PROVIDED ENTRIES -
'''
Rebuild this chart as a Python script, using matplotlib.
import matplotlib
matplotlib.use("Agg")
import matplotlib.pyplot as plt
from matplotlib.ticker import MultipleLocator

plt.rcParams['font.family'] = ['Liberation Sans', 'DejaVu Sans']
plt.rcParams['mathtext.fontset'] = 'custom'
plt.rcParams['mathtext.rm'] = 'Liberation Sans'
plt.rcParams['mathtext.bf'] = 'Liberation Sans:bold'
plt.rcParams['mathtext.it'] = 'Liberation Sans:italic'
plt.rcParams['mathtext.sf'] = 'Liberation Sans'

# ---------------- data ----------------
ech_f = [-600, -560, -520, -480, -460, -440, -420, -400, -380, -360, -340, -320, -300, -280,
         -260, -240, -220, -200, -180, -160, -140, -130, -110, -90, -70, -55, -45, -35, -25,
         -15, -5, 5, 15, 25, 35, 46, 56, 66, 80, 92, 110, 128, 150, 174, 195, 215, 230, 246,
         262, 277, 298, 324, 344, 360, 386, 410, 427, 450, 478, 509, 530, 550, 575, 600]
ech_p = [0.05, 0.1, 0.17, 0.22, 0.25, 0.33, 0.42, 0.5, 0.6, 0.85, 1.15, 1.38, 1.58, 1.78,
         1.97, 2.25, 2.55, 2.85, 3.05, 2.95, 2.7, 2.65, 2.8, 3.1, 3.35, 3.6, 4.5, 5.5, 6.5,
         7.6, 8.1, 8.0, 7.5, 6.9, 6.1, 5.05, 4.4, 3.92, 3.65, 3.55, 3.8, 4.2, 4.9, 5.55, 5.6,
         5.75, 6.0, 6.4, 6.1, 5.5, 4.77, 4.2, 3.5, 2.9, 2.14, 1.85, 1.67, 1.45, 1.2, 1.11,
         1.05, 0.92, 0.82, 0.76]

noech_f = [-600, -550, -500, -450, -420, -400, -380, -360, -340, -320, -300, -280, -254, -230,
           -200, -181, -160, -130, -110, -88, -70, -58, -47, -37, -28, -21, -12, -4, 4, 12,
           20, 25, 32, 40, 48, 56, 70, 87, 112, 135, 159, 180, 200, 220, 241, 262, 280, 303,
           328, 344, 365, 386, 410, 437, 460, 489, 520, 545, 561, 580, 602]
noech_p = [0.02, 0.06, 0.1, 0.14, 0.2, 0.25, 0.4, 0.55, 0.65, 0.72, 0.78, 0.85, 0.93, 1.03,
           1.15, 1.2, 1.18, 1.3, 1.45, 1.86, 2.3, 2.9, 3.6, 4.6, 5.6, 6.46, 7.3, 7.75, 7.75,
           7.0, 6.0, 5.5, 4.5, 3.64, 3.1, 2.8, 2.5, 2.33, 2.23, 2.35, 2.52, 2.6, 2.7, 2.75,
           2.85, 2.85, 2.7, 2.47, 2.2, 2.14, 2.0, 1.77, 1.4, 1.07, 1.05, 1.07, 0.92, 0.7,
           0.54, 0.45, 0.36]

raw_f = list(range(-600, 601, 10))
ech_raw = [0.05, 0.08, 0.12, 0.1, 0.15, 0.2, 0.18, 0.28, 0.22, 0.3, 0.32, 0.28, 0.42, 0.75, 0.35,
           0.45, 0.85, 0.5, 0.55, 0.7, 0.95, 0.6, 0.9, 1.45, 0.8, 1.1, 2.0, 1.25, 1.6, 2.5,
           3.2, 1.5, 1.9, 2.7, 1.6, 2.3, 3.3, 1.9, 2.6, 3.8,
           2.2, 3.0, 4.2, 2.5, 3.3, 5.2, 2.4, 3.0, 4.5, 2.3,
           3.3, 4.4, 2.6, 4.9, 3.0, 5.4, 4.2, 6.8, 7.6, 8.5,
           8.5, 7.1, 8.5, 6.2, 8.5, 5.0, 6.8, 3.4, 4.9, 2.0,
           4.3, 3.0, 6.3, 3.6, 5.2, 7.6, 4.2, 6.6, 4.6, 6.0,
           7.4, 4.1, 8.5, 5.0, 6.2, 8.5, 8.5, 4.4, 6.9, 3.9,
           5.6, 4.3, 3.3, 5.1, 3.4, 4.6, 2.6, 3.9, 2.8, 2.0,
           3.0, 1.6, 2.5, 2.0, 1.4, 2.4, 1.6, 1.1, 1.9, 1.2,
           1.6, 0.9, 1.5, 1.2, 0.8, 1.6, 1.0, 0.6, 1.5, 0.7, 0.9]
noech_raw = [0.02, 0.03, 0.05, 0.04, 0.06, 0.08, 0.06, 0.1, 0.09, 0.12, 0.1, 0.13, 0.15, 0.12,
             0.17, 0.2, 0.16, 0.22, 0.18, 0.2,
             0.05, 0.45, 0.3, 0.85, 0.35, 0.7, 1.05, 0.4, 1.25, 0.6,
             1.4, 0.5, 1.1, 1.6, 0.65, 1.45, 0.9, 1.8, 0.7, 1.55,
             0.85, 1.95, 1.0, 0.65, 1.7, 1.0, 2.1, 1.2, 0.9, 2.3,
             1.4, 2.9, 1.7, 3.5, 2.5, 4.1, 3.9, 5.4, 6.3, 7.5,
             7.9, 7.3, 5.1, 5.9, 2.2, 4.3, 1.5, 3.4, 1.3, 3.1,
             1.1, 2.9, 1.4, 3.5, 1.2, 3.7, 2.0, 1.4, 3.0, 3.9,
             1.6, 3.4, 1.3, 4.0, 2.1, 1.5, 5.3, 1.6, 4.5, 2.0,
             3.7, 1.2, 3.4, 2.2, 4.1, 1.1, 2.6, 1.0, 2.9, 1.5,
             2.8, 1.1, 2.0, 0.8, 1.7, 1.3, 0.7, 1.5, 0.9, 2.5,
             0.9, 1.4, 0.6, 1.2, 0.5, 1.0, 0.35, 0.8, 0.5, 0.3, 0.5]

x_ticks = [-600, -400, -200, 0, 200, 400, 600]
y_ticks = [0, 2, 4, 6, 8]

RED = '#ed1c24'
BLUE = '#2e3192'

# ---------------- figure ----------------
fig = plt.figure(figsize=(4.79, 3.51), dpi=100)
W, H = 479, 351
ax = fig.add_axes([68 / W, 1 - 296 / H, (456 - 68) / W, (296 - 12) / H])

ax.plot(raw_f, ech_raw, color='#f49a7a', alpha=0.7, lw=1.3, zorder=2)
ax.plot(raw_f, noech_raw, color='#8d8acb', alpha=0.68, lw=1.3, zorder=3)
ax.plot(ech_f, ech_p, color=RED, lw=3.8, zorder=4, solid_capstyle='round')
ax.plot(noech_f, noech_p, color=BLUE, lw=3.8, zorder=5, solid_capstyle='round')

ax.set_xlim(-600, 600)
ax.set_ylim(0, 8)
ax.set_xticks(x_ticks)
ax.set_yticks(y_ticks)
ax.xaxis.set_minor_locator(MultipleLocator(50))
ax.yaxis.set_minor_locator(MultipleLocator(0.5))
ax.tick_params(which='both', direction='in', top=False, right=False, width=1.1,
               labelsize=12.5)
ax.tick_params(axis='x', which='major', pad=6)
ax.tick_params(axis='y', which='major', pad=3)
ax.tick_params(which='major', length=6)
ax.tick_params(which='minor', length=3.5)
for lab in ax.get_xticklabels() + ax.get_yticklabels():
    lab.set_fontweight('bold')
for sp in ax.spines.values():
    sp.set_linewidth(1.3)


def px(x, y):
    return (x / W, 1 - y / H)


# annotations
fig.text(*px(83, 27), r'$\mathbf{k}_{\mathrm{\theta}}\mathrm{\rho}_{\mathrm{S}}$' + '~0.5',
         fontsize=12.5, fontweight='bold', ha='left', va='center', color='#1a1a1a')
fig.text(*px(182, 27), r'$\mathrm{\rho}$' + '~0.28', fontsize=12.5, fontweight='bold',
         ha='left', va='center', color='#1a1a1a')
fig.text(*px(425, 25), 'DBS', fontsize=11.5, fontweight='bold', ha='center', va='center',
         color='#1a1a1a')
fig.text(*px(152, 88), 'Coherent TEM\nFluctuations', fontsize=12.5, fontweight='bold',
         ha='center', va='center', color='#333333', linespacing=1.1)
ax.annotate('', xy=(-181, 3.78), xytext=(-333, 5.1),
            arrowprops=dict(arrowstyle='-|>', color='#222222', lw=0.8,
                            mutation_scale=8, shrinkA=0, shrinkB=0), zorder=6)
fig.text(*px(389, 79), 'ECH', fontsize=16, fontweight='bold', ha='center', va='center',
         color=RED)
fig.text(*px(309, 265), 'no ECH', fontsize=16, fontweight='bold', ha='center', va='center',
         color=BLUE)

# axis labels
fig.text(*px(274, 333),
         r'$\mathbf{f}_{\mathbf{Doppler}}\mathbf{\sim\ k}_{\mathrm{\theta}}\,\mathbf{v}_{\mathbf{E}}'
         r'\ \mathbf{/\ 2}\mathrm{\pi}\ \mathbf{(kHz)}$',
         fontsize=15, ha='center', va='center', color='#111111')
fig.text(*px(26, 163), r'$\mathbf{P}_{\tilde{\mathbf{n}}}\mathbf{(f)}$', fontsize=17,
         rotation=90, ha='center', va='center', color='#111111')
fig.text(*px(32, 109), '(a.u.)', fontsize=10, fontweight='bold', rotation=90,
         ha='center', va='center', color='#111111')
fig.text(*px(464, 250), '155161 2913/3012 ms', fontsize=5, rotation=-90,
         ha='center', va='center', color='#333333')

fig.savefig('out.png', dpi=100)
'''
'''
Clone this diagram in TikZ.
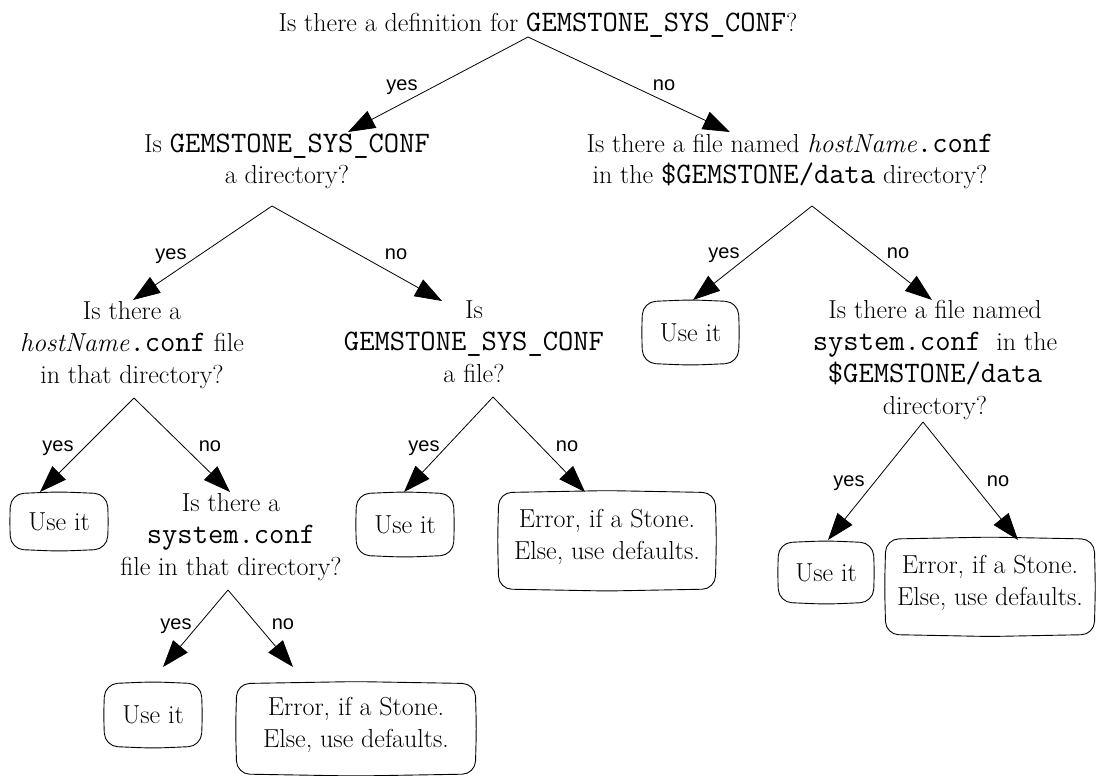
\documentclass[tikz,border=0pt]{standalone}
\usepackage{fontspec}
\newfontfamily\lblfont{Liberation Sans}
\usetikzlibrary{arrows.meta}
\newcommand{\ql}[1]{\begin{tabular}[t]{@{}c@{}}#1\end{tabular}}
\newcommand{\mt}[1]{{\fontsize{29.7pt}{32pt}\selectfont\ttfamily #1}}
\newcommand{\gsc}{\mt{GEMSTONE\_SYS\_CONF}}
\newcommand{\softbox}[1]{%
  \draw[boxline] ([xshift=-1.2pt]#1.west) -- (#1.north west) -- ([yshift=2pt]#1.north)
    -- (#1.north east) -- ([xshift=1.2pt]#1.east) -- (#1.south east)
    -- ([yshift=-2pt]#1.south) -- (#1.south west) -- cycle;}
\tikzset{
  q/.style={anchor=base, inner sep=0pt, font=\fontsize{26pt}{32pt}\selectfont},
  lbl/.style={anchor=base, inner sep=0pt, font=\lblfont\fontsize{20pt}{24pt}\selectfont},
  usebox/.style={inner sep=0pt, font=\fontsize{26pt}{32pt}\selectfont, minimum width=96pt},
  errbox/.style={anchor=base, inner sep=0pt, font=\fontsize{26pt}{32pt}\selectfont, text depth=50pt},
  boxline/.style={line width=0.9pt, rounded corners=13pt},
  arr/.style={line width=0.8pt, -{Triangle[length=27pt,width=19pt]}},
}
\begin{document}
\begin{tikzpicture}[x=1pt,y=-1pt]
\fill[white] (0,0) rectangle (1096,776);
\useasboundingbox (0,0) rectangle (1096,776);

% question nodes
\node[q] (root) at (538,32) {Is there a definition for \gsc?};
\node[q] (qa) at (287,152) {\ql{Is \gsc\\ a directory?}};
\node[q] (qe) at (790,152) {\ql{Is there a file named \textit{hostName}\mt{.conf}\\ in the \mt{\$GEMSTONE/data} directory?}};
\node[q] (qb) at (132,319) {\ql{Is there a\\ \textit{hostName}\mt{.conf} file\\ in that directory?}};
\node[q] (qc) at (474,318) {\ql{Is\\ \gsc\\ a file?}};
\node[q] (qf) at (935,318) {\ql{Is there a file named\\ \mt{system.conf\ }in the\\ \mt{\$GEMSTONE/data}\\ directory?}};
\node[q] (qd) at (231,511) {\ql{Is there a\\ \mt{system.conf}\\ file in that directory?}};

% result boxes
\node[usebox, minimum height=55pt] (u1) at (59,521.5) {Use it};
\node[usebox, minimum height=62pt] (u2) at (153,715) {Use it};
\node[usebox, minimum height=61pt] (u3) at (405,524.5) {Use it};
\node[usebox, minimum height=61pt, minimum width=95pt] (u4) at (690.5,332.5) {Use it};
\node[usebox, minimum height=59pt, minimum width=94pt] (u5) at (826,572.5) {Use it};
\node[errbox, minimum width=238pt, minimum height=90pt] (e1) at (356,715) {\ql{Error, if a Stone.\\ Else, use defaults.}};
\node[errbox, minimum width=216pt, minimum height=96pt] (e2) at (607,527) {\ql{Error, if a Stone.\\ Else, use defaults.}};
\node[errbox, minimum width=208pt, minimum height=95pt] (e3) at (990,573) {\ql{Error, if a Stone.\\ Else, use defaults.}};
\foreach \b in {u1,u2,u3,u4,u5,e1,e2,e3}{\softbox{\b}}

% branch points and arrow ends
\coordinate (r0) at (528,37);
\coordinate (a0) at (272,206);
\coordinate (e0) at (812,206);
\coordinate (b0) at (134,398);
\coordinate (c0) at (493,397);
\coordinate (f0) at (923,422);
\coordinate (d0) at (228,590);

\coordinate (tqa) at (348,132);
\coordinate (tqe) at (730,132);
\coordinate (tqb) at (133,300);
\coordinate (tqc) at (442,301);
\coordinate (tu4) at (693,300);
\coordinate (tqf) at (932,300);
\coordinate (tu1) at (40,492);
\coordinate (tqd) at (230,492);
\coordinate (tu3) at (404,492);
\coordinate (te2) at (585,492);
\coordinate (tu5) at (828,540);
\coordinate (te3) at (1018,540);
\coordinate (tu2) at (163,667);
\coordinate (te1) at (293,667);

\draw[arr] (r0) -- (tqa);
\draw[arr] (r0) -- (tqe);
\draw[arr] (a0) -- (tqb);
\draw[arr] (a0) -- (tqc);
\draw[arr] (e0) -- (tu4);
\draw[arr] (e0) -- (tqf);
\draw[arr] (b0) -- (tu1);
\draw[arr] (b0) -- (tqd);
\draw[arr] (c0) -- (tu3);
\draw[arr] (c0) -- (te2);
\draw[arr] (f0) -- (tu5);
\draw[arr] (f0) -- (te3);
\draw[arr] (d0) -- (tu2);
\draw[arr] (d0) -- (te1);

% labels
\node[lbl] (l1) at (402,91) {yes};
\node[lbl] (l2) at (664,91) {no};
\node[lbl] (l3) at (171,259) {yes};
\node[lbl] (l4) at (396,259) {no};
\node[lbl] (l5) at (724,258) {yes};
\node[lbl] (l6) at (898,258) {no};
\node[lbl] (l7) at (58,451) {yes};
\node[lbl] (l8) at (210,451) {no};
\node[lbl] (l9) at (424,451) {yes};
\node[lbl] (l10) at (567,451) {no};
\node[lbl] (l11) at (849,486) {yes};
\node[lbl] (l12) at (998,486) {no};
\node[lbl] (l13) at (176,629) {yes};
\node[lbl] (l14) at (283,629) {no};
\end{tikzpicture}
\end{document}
'''
'''
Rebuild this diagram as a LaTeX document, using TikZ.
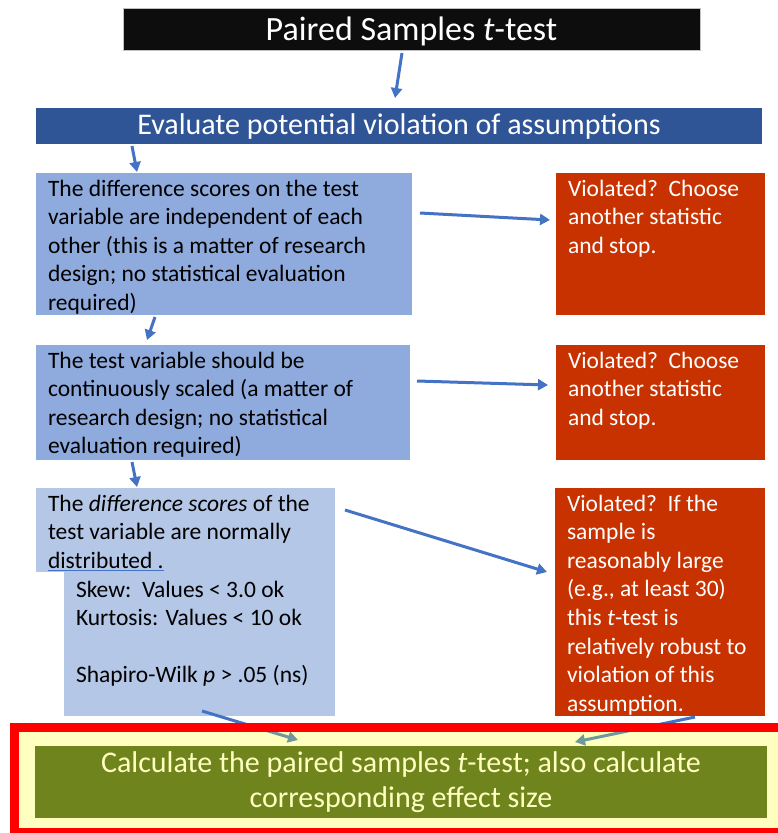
'''
All lines in the listing above from the line containing "Rebuild this chart" to the line containing "from matplotlib.ticker import MultipleLocator", inclusive, should be retyped exactly; no other lines should appear.

Rebuild this chart as a Python script, using matplotlib.
import matplotlib
matplotlib.use("Agg")
import matplotlib.pyplot as plt
from matplotlib.ticker import MultipleLocator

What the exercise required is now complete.